I don't want to change much or anything on the players' side, really. I'm open to whatever works on the DM's side to accomplish the goal, but it wouldn't be a campaign-wide change, just a change in an individual encounter.
You don't have to get all elaborate to handle a single-encounter day. You do have to consider how the relative value of resources changes, and you have to consider your party make-up, and your player's styles.

First, what changes:

  1. Healing Surges don't really matter - the players won't be able to spend 'em all before they die.
  2. Surge /triggers/ do. Non-surge healing, normally very valuable, is not particularly better than triggering a surge.
  3. Encounters are Dailies and Dailies are Encounters. You get to use Encounters /once/. You get to use Dailies /once/. Monsters are already built this way, they typically exist for only one encounter, anyway. If your style leans heavily towards single-encounter days, expect PCs to lean towards Daily utilities over encounter ones. PCs (like certain Essentials subclasses) who lack dailies or who horde them will underperform, perhaps radically.
  4. 'Until the end of the Encounter' is forever. Powers - PC or item or monster - that last 'until the end of the encounter' might as well be always-on. They become much more valuable.

Second, that doesn't really matter (much). PCs still get a mix of dailies and encounters - they can't trade in encounters for dailies (except utilities, assuming dailies are available at a given class/level). PCs still have more surges than triggers. PCs still have to worry that there might be a second encounter. All you really have to do is up the challenge enough that it's tough, even with dailies flying around like crazy. You don't have to compress a days worth of challenges into a single encounter to do that. You don't absolutely have to use waves (though it can be a fine aproach, keeping things from feeling too grindy and keeping the early rounds from being too lethal). IMX with this, a party can certainly handle double it's usual experience budget (which is comparable to level+4). Breaking it into waves allows the party to handle more. Giving the enemy any terrain or tactical advantages makes it much harder. (Lair Assault, for instance, is a level+5 encounter, in waves, with very nasty terrain.)

  1. I want the option to introduce a single encounter that sucks up ALL the party's resources in about an hour of table-time (about 5-7 rounds, I guess)
  1. Surges are generally thought of as resources - you really can't think of them that way in a single-encounter day. Surge-triggers are resources. Encounters & Dailies are aproximately equivalent resources. Hit points are resources. Aside from that, yes, you can make a very challenging, resource-depleting, single-encounter day.

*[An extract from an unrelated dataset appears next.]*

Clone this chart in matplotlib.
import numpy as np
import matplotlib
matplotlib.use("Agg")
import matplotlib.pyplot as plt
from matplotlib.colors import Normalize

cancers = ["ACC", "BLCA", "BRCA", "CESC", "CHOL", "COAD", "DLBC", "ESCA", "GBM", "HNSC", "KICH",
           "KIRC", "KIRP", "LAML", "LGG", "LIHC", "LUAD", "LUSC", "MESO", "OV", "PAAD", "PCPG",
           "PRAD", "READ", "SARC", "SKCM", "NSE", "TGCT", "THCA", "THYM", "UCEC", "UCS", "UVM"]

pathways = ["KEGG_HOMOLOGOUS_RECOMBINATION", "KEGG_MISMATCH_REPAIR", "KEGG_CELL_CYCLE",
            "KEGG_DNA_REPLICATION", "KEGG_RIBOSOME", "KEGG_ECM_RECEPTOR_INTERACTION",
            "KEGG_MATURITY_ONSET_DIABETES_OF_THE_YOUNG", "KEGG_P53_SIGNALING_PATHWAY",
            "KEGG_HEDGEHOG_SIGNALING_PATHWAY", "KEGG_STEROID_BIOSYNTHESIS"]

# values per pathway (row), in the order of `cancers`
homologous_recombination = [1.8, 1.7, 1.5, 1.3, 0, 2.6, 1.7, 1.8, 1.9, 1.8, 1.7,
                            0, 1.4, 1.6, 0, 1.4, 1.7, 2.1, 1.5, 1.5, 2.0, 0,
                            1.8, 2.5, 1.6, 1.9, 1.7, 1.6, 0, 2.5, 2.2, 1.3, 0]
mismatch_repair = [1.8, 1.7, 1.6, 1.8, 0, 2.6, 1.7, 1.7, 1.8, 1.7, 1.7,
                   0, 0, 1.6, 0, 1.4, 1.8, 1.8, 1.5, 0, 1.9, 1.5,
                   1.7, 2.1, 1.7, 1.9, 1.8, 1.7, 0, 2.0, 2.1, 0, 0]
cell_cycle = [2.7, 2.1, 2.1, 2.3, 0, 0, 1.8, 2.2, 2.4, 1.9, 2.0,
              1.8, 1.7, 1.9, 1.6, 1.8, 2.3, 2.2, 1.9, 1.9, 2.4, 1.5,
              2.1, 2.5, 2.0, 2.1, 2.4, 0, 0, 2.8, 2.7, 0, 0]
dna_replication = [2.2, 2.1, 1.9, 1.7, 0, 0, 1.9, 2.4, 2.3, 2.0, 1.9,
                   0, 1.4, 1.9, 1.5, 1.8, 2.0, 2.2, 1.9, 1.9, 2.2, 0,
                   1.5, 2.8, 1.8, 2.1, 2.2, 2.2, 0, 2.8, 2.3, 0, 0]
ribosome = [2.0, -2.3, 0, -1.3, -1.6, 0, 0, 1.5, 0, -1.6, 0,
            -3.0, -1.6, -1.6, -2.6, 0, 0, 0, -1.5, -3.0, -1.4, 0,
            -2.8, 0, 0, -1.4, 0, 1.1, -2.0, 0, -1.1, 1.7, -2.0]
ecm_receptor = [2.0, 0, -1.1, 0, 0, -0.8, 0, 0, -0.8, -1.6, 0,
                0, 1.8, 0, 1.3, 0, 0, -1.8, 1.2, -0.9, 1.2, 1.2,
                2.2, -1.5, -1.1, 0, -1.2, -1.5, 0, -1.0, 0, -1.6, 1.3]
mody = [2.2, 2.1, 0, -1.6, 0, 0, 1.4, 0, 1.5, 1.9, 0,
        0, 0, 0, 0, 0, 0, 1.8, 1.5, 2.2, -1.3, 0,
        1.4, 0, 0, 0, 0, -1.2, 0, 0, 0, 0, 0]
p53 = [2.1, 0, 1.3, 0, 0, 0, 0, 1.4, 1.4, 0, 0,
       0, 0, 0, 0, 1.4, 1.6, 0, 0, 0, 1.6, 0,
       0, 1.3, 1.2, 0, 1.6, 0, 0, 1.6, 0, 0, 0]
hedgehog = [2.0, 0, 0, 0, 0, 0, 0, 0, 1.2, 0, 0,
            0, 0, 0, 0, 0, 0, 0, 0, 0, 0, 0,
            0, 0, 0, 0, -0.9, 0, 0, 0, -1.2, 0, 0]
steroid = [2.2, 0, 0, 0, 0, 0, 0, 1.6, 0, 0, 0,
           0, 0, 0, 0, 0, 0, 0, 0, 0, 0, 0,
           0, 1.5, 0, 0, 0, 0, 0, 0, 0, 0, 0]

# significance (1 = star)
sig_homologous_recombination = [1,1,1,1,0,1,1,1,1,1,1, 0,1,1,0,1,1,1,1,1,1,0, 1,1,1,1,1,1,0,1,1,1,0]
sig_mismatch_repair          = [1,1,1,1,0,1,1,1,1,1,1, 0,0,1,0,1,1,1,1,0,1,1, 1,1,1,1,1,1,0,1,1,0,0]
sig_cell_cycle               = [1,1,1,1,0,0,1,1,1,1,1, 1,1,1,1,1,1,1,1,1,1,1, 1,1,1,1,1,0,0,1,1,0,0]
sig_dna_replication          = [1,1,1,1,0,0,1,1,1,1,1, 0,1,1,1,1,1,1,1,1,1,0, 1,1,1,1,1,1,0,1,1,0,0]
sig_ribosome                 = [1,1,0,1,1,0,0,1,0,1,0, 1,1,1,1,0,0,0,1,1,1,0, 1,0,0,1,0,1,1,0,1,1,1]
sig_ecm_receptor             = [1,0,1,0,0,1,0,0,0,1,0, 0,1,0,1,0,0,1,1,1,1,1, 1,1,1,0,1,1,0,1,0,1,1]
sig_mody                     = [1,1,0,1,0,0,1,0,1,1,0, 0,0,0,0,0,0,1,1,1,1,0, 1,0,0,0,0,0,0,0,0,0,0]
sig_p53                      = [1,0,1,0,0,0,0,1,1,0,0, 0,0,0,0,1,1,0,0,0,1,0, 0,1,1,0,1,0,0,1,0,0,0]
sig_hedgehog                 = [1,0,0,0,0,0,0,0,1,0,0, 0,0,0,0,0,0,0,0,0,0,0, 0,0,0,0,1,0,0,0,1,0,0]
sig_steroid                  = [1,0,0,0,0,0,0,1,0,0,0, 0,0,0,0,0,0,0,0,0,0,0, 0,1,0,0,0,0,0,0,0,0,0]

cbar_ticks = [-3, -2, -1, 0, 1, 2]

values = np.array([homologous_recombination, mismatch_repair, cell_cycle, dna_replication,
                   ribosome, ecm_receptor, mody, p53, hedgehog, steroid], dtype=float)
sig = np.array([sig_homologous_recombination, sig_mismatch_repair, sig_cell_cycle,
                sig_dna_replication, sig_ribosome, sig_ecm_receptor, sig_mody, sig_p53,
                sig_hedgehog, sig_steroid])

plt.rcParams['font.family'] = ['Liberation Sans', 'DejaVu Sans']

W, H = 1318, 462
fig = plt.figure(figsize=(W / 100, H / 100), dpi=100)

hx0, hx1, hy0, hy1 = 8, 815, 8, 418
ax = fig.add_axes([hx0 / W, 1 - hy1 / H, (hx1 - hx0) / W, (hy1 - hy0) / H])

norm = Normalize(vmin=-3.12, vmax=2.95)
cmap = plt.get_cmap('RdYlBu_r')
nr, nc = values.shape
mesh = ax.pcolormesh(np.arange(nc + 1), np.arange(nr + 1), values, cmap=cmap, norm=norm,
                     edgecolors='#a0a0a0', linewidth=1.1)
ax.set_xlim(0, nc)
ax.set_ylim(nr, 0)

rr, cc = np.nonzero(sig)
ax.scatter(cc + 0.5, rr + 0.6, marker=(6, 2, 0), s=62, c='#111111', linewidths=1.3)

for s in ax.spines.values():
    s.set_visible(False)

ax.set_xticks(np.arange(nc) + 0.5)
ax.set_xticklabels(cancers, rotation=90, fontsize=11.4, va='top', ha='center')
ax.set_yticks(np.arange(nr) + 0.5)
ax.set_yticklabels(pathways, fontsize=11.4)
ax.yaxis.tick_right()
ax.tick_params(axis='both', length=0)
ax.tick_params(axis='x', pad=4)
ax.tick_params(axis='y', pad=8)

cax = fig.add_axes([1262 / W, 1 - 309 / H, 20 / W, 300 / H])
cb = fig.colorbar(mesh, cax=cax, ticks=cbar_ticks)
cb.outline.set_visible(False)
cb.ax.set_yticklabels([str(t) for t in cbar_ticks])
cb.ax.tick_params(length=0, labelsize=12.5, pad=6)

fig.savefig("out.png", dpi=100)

    [*] I want the option to NOT do that, too. In the same campaign. Without making the characters re-write their sheets.
No worries, there. However much you tap them out in a single encounter, they'll be OK after a short rest. Not 100%, but back to full hps, encounters re-charged, and able to handle modest (at level) challenges.
 

Surges are generally thought of as resources - you really can't think of them that way in a single-encounter day. Surge-triggers are resources. Encounters & Dailies are aproximately equivalent resources. Hit points are resources. Aside from that, yes, you can make a very challenging, resource-depleting, single-encounter day.

It's almost impossible playing 4e RAW to suck up all PC Healing Surges in a single encounter, which is what the OP says he wants to do. A campaign built around surge-draining undead is the only option I can think of - apparently by RAW if you get hit by surge-drainers while on 0 surges apparently you just take the regular hp damage, so that works.

Trying to think up a very simple house rule to have a similar effect: How about any PC can spend a healing surge anytime as a move action? It's going to make for long grindy combats, but it does allow for all surges to be used up in one fight.